The Strategy Pattern: Replacing Conditionals with Composition
The Strategy pattern encapsulates a family of algorithms and makes them interchangeable. It is the cure for long if-elif chains that dispatch to different behavior based on a type or flag. In Python the most natural implementation uses first-class functions. Instead of defining a hierarchy of Strategy classes you pass functions as arguments. A data export module might take a formatting_strategy parameter that can be json_format, csv_format, or xml_format functions. Switching the export format is as simple as passing a different function. For more complex strategies that need state or configuration Protocol classes define the interface without requiring inheritance, embracing Python’s duck typing philosophy.
The Factory Pattern: Centralizing Object Creation
Factory patterns encapsulate object creation logic allowing you to create objects without specifying their exact class at the call site. The Factory Method pattern becomes a registry in idiomatic Python. A dictionary mapping type names to classes allows dynamic registration of new types without modifying existing code. Plugin systems built this way allow new behavior to be added by registering new classes with zero modification to the core factory code. Python’s dataclasses combined with class method factories provide an elegant way to create objects from different sources. A User.from_dict() class method and a User.from_database_row() class method are both factories, each knowing how to construct a User from a different input source.
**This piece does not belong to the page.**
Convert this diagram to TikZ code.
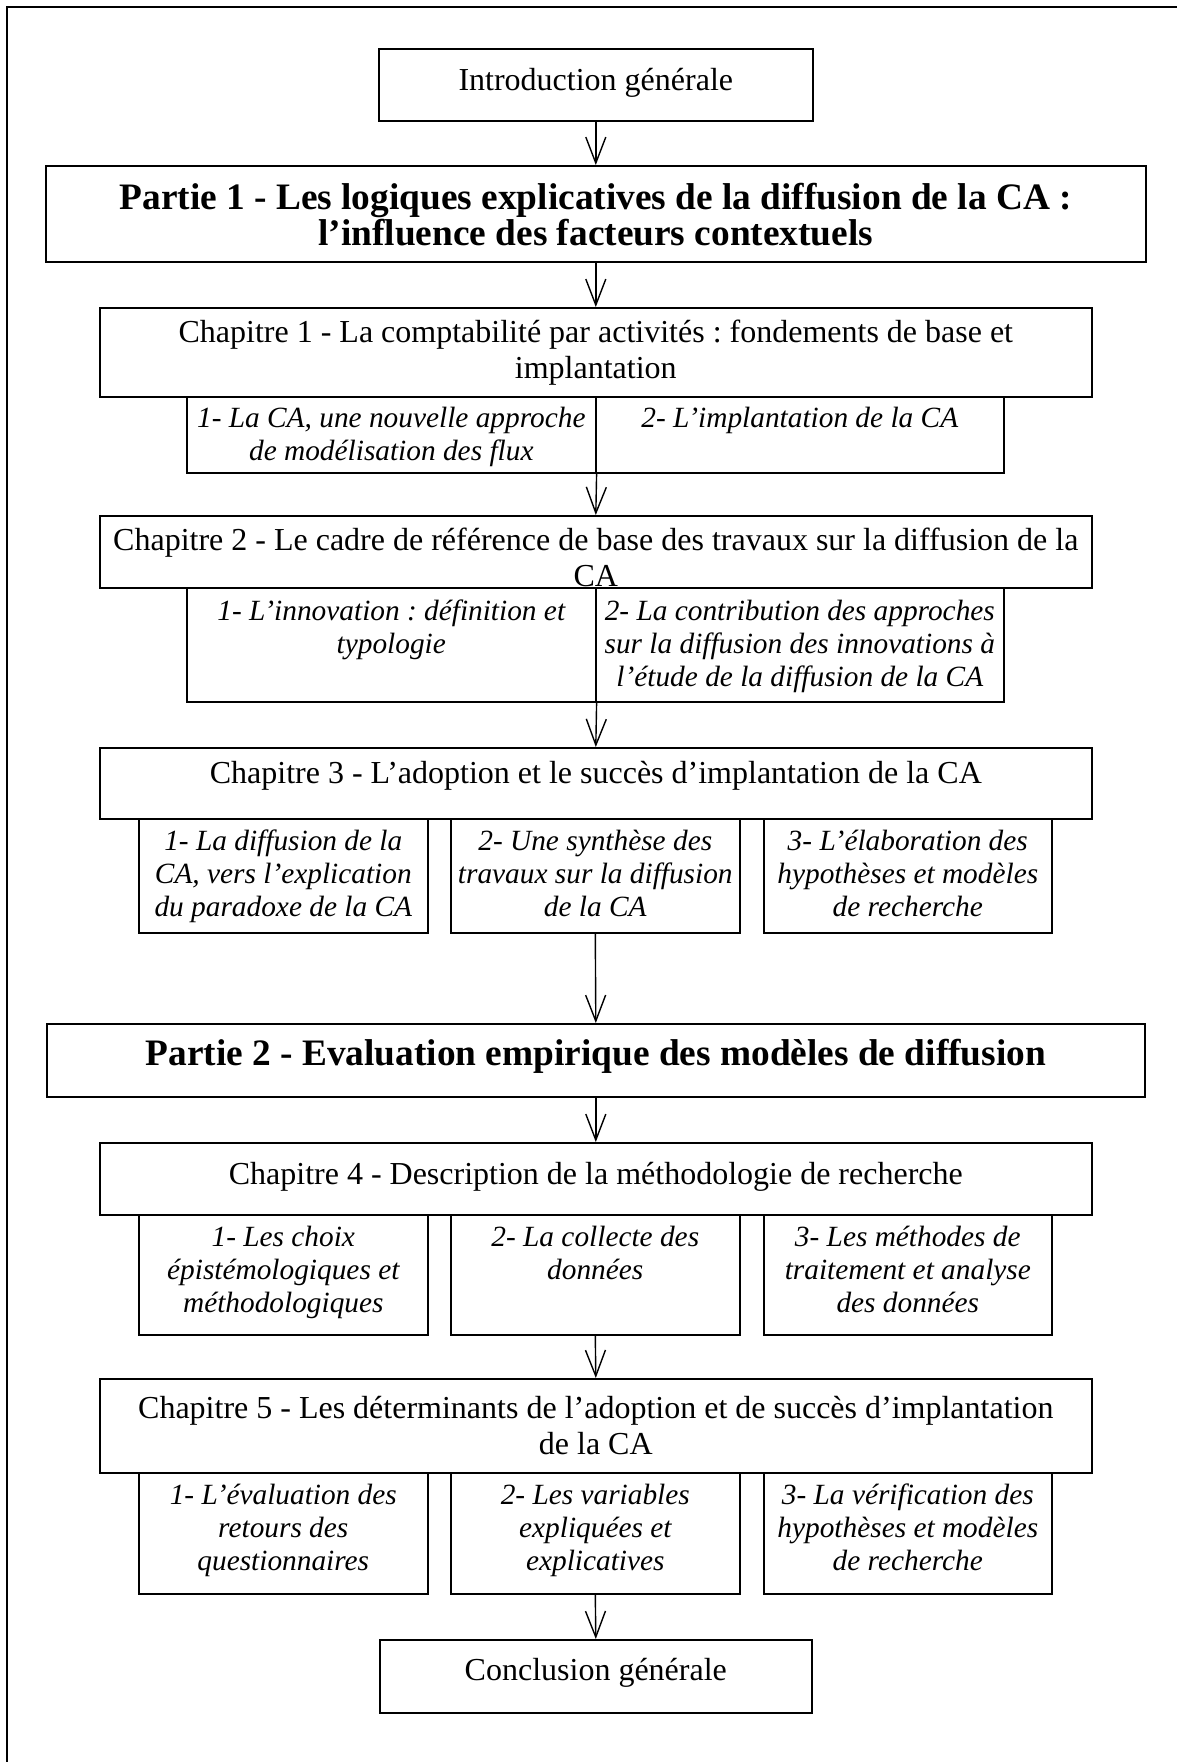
\documentclass[tikz,border=0pt]{standalone}
\usepackage{fontspec}
\setmainfont{Liberation Serif}
\usetikzlibrary{arrows.meta}

% \panel{name}{x1}{y1}{x2}{y2}{style}{first baseline from top}{text}
% draws a box between two corners (in px units) with top-aligned, centred text
\newcommand\panel[8]{%
  \pgfmathsetmacro\pnlw{(#4-#2)*0.5}%
  \pgfmathsetmacro\pnlh{(#5-#3)*0.5}%
  \pgfmathsetmacro\pnlb{#7*0.5}%
  \node[#6, anchor=north west] (#1) at (#2,#3)
    {\parbox[c][\pnlh pt][t]{\pnlw pt}{\centering\rule{0pt}{\pnlb pt}#8}};%
}

\tikzset{
  frameline/.style={line width=1.1pt},
  box/.style={draw, line width=0.8pt, inner sep=0pt, font=\fontsize{16}{18}\selectfont},
  subbox/.style={box, font=\fontsize{14.67}{16.5}\selectfont\itshape},
  partbox/.style={box, font=\fontsize{18.67}{18}\selectfont\bfseries},
  flow/.style={-{Straight Barb[length=13pt,width=10pt]}, line width=0.7pt},
}

\begin{document}
\frenchspacing
\begin{tikzpicture}[x=0.5pt, y=-0.5pt]
\useasboundingbox (0,0) rectangle (1177,1762);
\fill[white] (0,0) rectangle (1177,1762);

% page frame (top and left edges)
\draw[frameline] (7,1762) -- (7,7) -- (1177,7);

% introduction and part 1
\panel{intro}{378}{48}{812}{120}{box}{42}{Introduction générale}
\panel{p1}{45}{165}{1145}{261}{partbox}{44}{Partie 1 - Les logiques explicatives de la diffusion de la CA :\\ l’influence des facteurs contextuels}

% chapter 1
\panel{ch1}{99}{307}{1091}{396}{box}{35}{Chapitre 1 - La comptabilité par activités : fondements de base et\\ implantation}
\panel{c1a}{186}{396}{595}{472}{subbox}{31}{1- La CA, une nouvelle approche\\ de modélisation des flux}
\panel{c1b}{595}{396}{1003}{472}{subbox}{31}{2- L’implantation de la CA}

% chapter 2
\panel{ch2}{99}{515}{1091}{587}{box}{35}{Chapitre 2 - Le cadre de référence de base des travaux sur la diffusion de la\\ CA}
\panel{c2a}{186}{587}{595}{701}{subbox}{33}{1- L’innovation : définition et\\ typologie}
\panel{c2b}{595}{587}{1003}{701}{subbox}{33}{2- La contribution des approches\\ sur la diffusion des innovations à\\ l’étude de la diffusion de la CA}

% chapter 3
\panel{ch3}{99}{747}{1091}{818}{box}{36}{Chapitre 3 - L’adoption et le succès d’implantation de la CA}
\panel{c3a}{138}{818}{427}{932}{subbox}{32}{1- La diffusion de la\\ CA, vers l’explication\\ du paradoxe de la CA}
\panel{c3b}{450}{818}{739}{932}{subbox}{32}{2- Une synthèse des\\ travaux sur la diffusion\\ de la CA}
\panel{c3c}{763}{818}{1051}{932}{subbox}{32}{3- L’élaboration des\\ hypothèses et modèles\\ de recherche}

% part 2
\panel{p2}{46}{1023}{1144}{1096}{partbox}{42}{Partie 2 - Evaluation empirique des modèles de diffusion}

% chapter 4
\panel{ch4}{99}{1142}{1091}{1214}{box}{42}{Chapitre 4 - Description de la méthodologie de recherche}
\panel{c4a}{138}{1214}{427}{1334}{subbox}{32}{1- Les choix\\ épistémologiques et\\ méthodologiques}
\panel{c4b}{450}{1214}{739}{1334}{subbox}{32}{2- La collecte des\\ données}
\panel{c4c}{763}{1214}{1051}{1334}{subbox}{32}{3- Les méthodes de\\ traitement et analyse\\ des données}

% chapter 5
\panel{ch5}{99}{1378}{1091}{1472}{box}{40}{Chapitre 5 - Les déterminants de l’adoption et de succès d’implantation\\ de la CA}
\panel{c5a}{138}{1472}{427}{1593}{subbox}{32}{1- L’évaluation des\\ retours des\\ questionnaires}
\panel{c5b}{450}{1472}{739}{1593}{subbox}{32}{2- Les variables\\ expliquées et\\ explicatives}
\panel{c5c}{763}{1472}{1051}{1593}{subbox}{32}{3- La vérification des\\ hypothèses et modèles\\ de recherche}

% conclusion
\panel{concl}{379}{1639}{811}{1712}{box}{41}{Conclusion générale}

% flow between the blocks
\draw[flow] (intro.south) -- (p1.north);
\draw[flow] (p1.south) -- (ch1.north);
\draw[flow] (c1a.south east) -- (ch2.north);
\draw[flow] (c2a.south east) -- (ch3.north);
\draw[flow] (c3b.south) -- (p2.north);
\draw[flow] (p2.south) -- (ch4.north);
\draw[flow] (c4b.south) -- (ch5.north);
\draw[flow] (c5b.south) -- (concl.north);
\end{tikzpicture}
\end{document}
The Observer Pattern: Event-Driven Decoupling
The Observer pattern defines a one-to-many dependency where when one object changes state all its dependents are notified automatically. This is the pattern behind event systems, pub/sub messaging, and reactive UIs. Python’s blinker library provides a clean production-tested implementation of the Observer pattern for intra-application signaling. Defining a signal and connecting handlers to it decouples the component that generates events from the components that respond to them.
The Repository Pattern: Abstracting Data Access
The Repository pattern provides a collection-like interface for accessing domain objects abstracting the underlying data store. Code that needs to retrieve or persist objects calls repository methods, unaware of whether those objects are stored in a SQL database, a document store, an API, or an in-memory dictionary. This abstraction makes testing dramatically easier. Production code uses a SQLAlchemy-backed repository. Tests use an in-memory repository that stores objects in a Python dictionary. Abstract base classes (ABC) or Protocols define the repository interface and concrete implementations for different storage backends implement this interface.
The Command Pattern: Encapsulating Actions
The Command pattern encapsulates a request as an object, allowing you to parameterize clients with different requests, queue or log requests, and support undoable operations. In Python the most natural implementation uses callable objects or functions. A task queue is a natural command pattern implementation where commands (callables) are pushed onto a queue and executed by workers. For undo/redo functionality the Command pattern maintains a command history stack. Execute adds a command to the history and calls its execute method. Undo pops the last command from the history and calls its undo method. Design patterns are solutions looking for problems. The right question to ask before introducing a pattern is whether this abstraction makes the code easier to understand, test, or extend.